(Extracted records)
## BEGIN

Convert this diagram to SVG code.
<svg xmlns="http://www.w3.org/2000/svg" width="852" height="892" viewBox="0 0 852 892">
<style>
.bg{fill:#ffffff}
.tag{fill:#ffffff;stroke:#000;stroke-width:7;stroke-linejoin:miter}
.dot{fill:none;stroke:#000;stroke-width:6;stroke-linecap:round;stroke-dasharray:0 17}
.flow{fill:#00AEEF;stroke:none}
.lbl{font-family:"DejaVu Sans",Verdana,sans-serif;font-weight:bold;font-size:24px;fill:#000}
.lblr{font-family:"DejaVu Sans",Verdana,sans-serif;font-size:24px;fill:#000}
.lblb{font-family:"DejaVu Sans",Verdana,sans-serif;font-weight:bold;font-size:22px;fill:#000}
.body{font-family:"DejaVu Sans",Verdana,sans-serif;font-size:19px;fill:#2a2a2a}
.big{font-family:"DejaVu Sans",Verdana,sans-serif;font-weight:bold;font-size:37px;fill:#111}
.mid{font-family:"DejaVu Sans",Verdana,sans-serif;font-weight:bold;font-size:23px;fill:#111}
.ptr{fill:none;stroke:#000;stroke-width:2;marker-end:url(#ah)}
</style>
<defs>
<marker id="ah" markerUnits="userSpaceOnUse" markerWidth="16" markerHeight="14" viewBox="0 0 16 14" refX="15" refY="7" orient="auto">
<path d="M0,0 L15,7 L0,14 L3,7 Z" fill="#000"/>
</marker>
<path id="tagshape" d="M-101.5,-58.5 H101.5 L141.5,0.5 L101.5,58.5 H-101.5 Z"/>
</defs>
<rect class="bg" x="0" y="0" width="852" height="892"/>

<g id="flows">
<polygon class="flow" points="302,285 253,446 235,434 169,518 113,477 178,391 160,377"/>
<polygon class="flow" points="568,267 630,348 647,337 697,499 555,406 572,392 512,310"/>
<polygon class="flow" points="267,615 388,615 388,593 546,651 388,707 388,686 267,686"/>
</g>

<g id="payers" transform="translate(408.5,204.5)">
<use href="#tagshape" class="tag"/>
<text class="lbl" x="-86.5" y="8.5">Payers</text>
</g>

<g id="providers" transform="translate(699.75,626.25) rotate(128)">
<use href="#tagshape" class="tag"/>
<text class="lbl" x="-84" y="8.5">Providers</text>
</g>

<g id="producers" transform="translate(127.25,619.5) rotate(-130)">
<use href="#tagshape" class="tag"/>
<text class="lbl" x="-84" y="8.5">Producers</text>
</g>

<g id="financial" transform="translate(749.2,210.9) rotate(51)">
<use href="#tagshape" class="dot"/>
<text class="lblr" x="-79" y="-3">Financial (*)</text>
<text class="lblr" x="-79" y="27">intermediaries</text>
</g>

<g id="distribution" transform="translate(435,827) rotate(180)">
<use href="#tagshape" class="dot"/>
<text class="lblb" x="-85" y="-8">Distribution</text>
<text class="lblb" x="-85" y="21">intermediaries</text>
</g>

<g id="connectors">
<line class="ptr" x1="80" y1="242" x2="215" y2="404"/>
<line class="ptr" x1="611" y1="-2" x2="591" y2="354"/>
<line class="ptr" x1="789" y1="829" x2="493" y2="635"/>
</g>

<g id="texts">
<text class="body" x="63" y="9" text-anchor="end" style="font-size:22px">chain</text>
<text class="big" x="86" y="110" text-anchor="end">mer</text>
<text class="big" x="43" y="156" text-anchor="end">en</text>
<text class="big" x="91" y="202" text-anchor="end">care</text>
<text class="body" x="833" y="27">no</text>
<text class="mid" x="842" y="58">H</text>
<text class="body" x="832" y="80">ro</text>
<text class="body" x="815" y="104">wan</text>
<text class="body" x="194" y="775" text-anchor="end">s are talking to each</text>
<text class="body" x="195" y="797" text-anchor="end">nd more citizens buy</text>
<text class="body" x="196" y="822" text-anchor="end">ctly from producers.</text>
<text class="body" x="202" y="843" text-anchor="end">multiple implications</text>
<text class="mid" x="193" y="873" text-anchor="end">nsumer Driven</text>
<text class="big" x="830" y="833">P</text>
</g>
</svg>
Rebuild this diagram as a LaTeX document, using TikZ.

## END

* Problem description
Print out all the entries precisely as written.

* Result for this task
Convert this diagram to SVG code.
<svg xmlns="http://www.w3.org/2000/svg" width="852" height="892" viewBox="0 0 852 892">
<style>
.bg{fill:#ffffff}
.tag{fill:#ffffff;stroke:#000;stroke-width:7;stroke-linejoin:miter}
.dot{fill:none;stroke:#000;stroke-width:6;stroke-linecap:round;stroke-dasharray:0 17}
.flow{fill:#00AEEF;stroke:none}
.lbl{font-family:"DejaVu Sans",Verdana,sans-serif;font-weight:bold;font-size:24px;fill:#000}
.lblr{font-family:"DejaVu Sans",Verdana,sans-serif;font-size:24px;fill:#000}
.lblb{font-family:"DejaVu Sans",Verdana,sans-serif;font-weight:bold;font-size:22px;fill:#000}
.body{font-family:"DejaVu Sans",Verdana,sans-serif;font-size:19px;fill:#2a2a2a}
.big{font-family:"DejaVu Sans",Verdana,sans-serif;font-weight:bold;font-size:37px;fill:#111}
.mid{font-family:"DejaVu Sans",Verdana,sans-serif;font-weight:bold;font-size:23px;fill:#111}
.ptr{fill:none;stroke:#000;stroke-width:2;marker-end:url(#ah)}
</style>
<defs>
<marker id="ah" markerUnits="userSpaceOnUse" markerWidth="16" markerHeight="14" viewBox="0 0 16 14" refX="15" refY="7" orient="auto">
<path d="M0,0 L15,7 L0,14 L3,7 Z" fill="#000"/>
</marker>
<path id="tagshape" d="M-101.5,-58.5 H101.5 L141.5,0.5 L101.5,58.5 H-101.5 Z"/>
</defs>
<rect class="bg" x="0" y="0" width="852" height="892"/>

<g id="flows">
<polygon class="flow" points="302,285 253,446 235,434 169,518 113,477 178,391 160,377"/>
<polygon class="flow" points="568,267 630,348 647,337 697,499 555,406 572,392 512,310"/>
<polygon class="flow" points="267,615 388,615 388,593 546,651 388,707 388,686 267,686"/>
</g>

<g id="payers" transform="translate(408.5,204.5)">
<use href="#tagshape" class="tag"/>
<text class="lbl" x="-86.5" y="8.5">Payers</text>
</g>

<g id="providers" transform="translate(699.75,626.25) rotate(128)">
<use href="#tagshape" class="tag"/>
<text class="lbl" x="-84" y="8.5">Providers</text>
</g>

<g id="producers" transform="translate(127.25,619.5) rotate(-130)">
<use href="#tagshape" class="tag"/>
<text class="lbl" x="-84" y="8.5">Producers</text>
</g>

<g id="financial" transform="translate(749.2,210.9) rotate(51)">
<use href="#tagshape" class="dot"/>
<text class="lblr" x="-79" y="-3">Financial (*)</text>
<text class="lblr" x="-79" y="27">intermediaries</text>
</g>

<g id="distribution" transform="translate(435,827) rotate(180)">
<use href="#tagshape" class="dot"/>
<text class="lblb" x="-85" y="-8">Distribution</text>
<text class="lblb" x="-85" y="21">intermediaries</text>
</g>

<g id="connectors">
<line class="ptr" x1="80" y1="242" x2="215" y2="404"/>
<line class="ptr" x1="611" y1="-2" x2="591" y2="354"/>
<line class="ptr" x1="789" y1="829" x2="493" y2="635"/>
</g>

<g id="texts">
<text class="body" x="63" y="9" text-anchor="end" style="font-size:22px">chain</text>
<text class="big" x="86" y="110" text-anchor="end">mer</text>
<text class="big" x="43" y="156" text-anchor="end">en</text>
<text class="big" x="91" y="202" text-anchor="end">care</text>
<text class="body" x="833" y="27">no</text>
<text class="mid" x="842" y="58">H</text>
<text class="body" x="832" y="80">ro</text>
<text class="body" x="815" y="104">wan</text>
<text class="body" x="194" y="775" text-anchor="end">s are talking to each</text>
<text class="body" x="195" y="797" text-anchor="end">nd more citizens buy</text>
<text class="body" x="196" y="822" text-anchor="end">ctly from producers.</text>
<text class="body" x="202" y="843" text-anchor="end">multiple implications</text>
<text class="mid" x="193" y="873" text-anchor="end">nsumer Driven</text>
<text class="big" x="830" y="833">P</text>
</g>
</svg>
Rebuild this diagram as a LaTeX document, using TikZ.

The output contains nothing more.